If you live in Mumbai or Pune and you have been watching real estate appreciation slow in your city while your mutual fund portfolio becomes increasingly correlated with global market volatility, you are not alone. A quiet but growing trend among western India’s high-income professionals is a move toward alternative assets — specifically, agricultural land in Karnataka.
Managed farmland in Coorg is not a new idea for Bangalore investors, who have been buying into the region for years. But it is increasingly catching the attention of professionals from Mumbai’s Bandra, BKC, and Powai neighbourhoods and Pune’s Baner, Koregaon Park, and Hinjewadi corridors. Here’s why the numbers make sense regardless of where you are based in India.
Why Mumbai and Pune Investors Are Looking at Farmland
Real Estate Yields Are Compressed in Western India Too
A 2BHK in Bandra West costs ₹2–3 crore and rents for ₹65,000–80,000 per month at best — a gross rental yield of roughly 2.6–3.2% before maintenance and taxes. Powai and Koregaon Park tell a broadly similar story. Urban real estate in Mumbai and Pune is priced for capital appreciation that, over the past few years, has been modest in most micro-markets outside premium locations.

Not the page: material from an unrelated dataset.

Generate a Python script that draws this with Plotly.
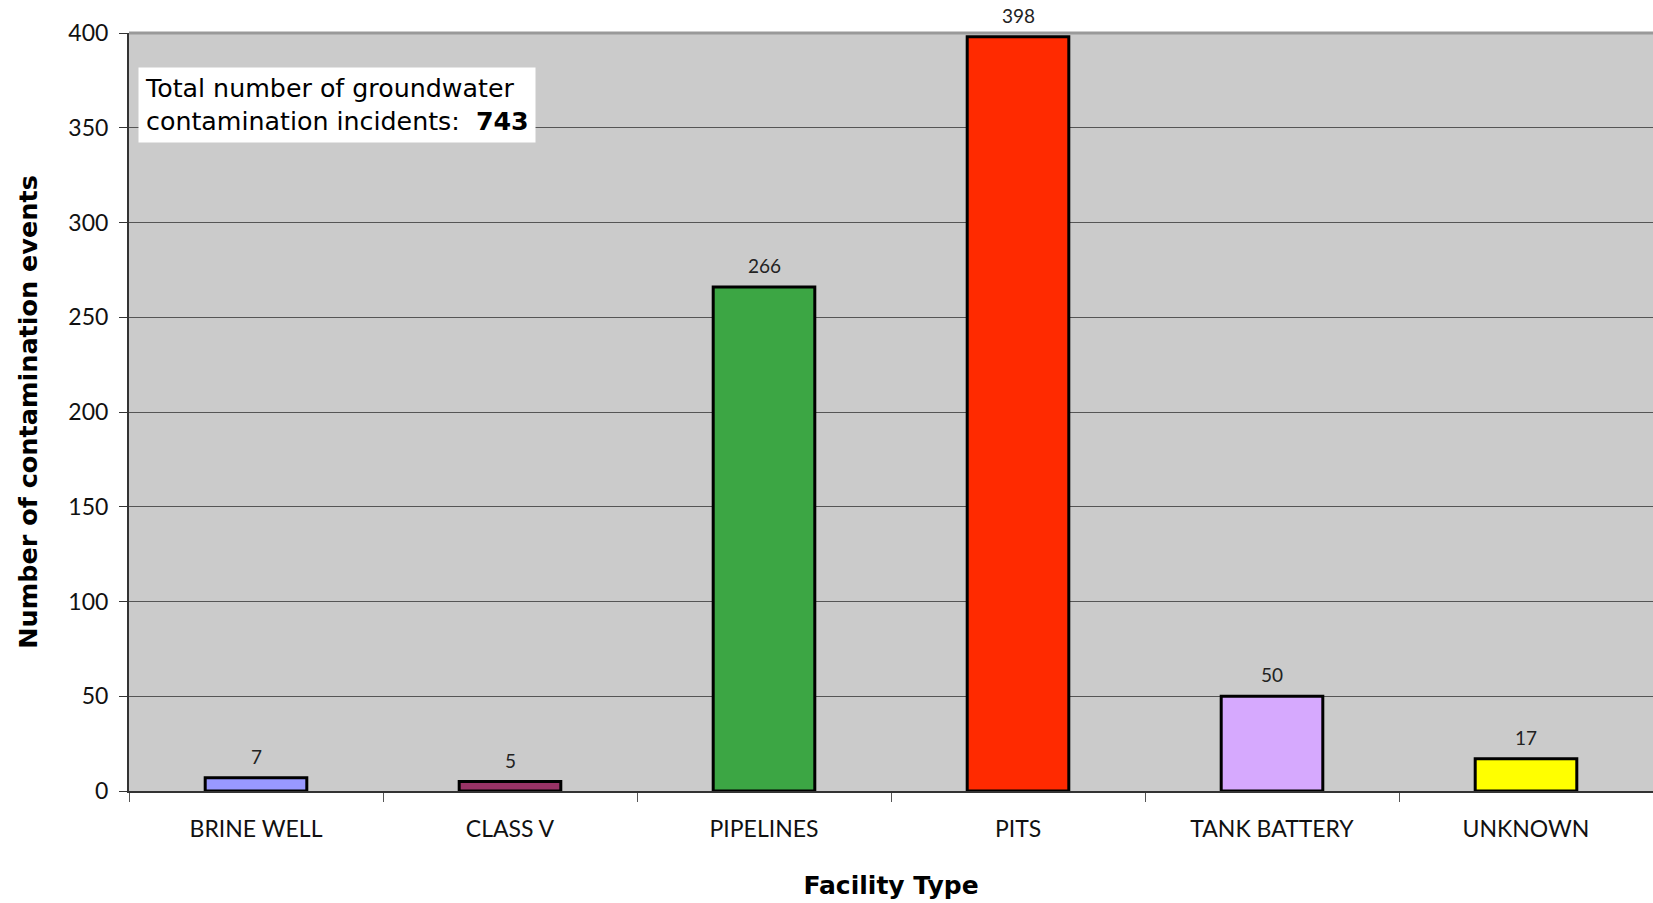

Coorg agricultural land at ₹5–15 lakhs per acre, with 12–15% annual appreciation and 8–12% crop income, presents a fundamentally different return profile at a fraction of the entry cost.
Portfolio Diversification Beyond Equities
Most Mumbai professionals have equity-heavy portfolios — direct stocks, mutual funds, and ULIPs that move together in volatile markets. Agricultural land is a genuinely uncorrelated asset. Its value is driven by soil quality, crop productivity, regional tourism demand, and infrastructure development — none of which is correlated with Sensex movements, US Federal Reserve decisions, or global risk sentiment.
The Tax Argument Is Stronger for High Earners
Mumbai’s financial sector professionals, doctors, and Pune’s IT leadership are often in the 30% tax bracket or above. The complete exemption of agricultural income from income tax under Section 10(1) of the Income Tax Act is proportionally more valuable to a 30% bracket taxpayer. Every rupee of farm income is worth 30 paise more in after-tax terms than an equivalent amount of salary or rental income.
The Distance Question — and Why It Doesn’t Matter
The most common objection from Mumbai and Pune investors: Coorg is far. Physically, yes — it is 900–1000 km from Mumbai and 500 km from Pune. But distance is largely irrelevant for managed farmland investment.
You do not need to visit frequently. Nature N Me’s agricultural team manages the farm 365 days a year and sends monthly photo and video reports. When you do visit, Coorg is accessible — Mangaluru International Airport is 120 km from Madikeri and has direct flights from Mumbai, Pune, Hyderabad, and Chennai. Documentation is handled digitally, so plot selection, legal review, and registration are completed without requiring your physical presence. Your investment return does not depend on your proximity — crop income and land appreciation happen regardless of whether you live in Bandra or Bangalore.
Many of Nature N Me’s investors from outside Karnataka visit their farms once or twice a year and treat those visits as a working holiday. Coorg is genuinely one of India’s most beautiful regions.
Practical Entry Points for Western India Investors
Minimum investment is ₹5 lakhs for 1 acre in Madikeri — accessible as an initial position. A typical first investment of ₹15–25 lakhs for 3–5 acres is a comfortable portfolio allocation for Mumbai HNIs. Full legal title (RTC, mutation, registered sale deed) is provided on all plots — freehold agricultural land in your name, a real titled asset. Expected returns are 20–27% over 5 years from land appreciation plus crop income.
Hyderabad and Chennai Investors: The Same Logic Applies
Everything above applies equally to investors from Hyderabad, Chennai, and other major Indian cities. Hyderabad’s Gachibowli and Hitec City professionals face the same real estate yield compression and tax burden. Chennai’s Anna Nagar and Nungambakkam investors have the same need for uncorrelated alternative assets. Coorg farmland is accessible to all of them — not just Bangalore. Mangaluru International Airport connects Coorg to all major South Indian cities with direct or one-stop flights.
Your address should not limit your investment options. Coorg farmland is a national investment — owned by families from Mumbai to Delhi, Chennai to Hyderabad.